Innovative Mentoring Strategy for Youth Exposed to Violence
This guest Success Story was written by the Kansas Coalition Against Sexual and Domestic Violence, a grantee of ACF’s Family and Youth Services Bureau, Family Violence Prevention and Services discretionary grant, Specialized Services to Abused Parents and Their Children (SSAPC).
The Kansas Coalition Against Sexual and Domestic Violence (KCSDV) began the Empowered Families Kansas Project in 2016. Five domestic violence advocacy programs in Kansas serve as project sites, providing mentorship to youth ages 8 to 18 who have experienced domestic violence, teen dating violence, and co-occurring bullying. Each site has a youth advocate mentor who works one on one with youth and their non-abusing parents and caregivers.
Youth advocacy mentorship focuses on helping youth improve their well-being and personal connections, their communication with non-abusing parents and caregivers, and their personal safety. Mentors build long-term, supportive relationships with young people and their families. These connections help youth make healthy life choices and responsible decisions as active members of their communities.
Mentors, program directors, youth mentees, and non-abusing parents and caregivers say, “This program is working.” Many participants have shared stories of growth, success, and hopes for healthy futures in the program. Youth advocate mentors have planned several activities based on common themes identified by the participants. These include promoting the parent/child bond, healthy relationships, and self-care. Mentors provide creative learning opportunities and healing moments for youth mentees and their families.
The program includes many activities to promote positive family interactions and bonds. Youth advocate mentors have helped families to share feelings, thoughts, and praise in a safe and focused way. Youth mentees and their mentors stream songs and music videos together to view aspects of healthy and unhealthy relationships. Youth also take the relationship quizzes on the loveisrespect and Break the Cycle websites to understand healthy, unhealthy, and abusive aspects of their own relationships.
One of the most popular activities has been making self-care boxes. These crafts promote emotional regulation, healthy coping, and self-compassion. Many youth report decreased anxiety, improvements in sharing their feelings, and positive responses to upsetting situations thanks to their self-care boxes.
Youth join in many other activities with their mentor at their side. They enjoy outdoor adventures like nature hikes, yoga, visits to the zoo, and bike riding. Teens participate in local PRIDE events, volunteer work, and job hunting. Youth mentees talk about relationships and what it means to be in a healthy relationship. They work on setting goals and expressing creativity and healing through art. They also share these moments of learning and growth with their non-abusing parents and caregivers.

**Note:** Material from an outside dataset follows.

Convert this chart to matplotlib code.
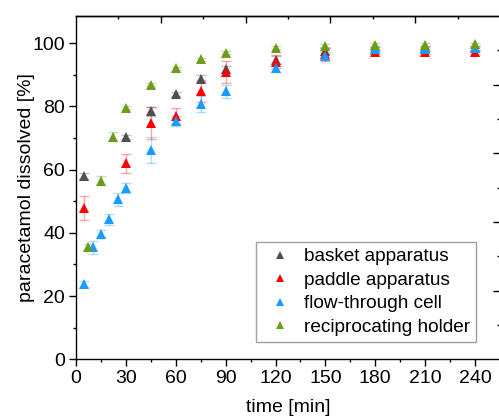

Many youth mentees and their parents at the project sites have been involved in the program for more than a year and say they want to continue. Non-abusing parents and caregivers and youth mentees feel they have grown while in the program and are better able to communicate with their families, control their emotions, and have successful family, peer, and intimate relationships. Youth mentees and their families have shared the positive impacts of the program and their continued use of the tools and knowledge they have gained. Evaluation of the program also shows its effectiveness.
Positive impacts of the Youth Advocacy Mentorship program have spread throughout the communities of the project sites, growing the number of youth and families seeking to join the program.
As the third year of the project begins, project sites are looking at how they can serve more youth and their non-abusing parents and caregivers through volunteer mentors and additional staff members. The need has been identified, the method has been implemented, and the survivors receiving services through the Youth Advocacy Mentorship program have voiced the positive outcomes.
The next two years of the project will inform best practices when working with youth ages 8 to 18 who have been exposed to domestic violence, teen dating violence, and co-occurring bullying.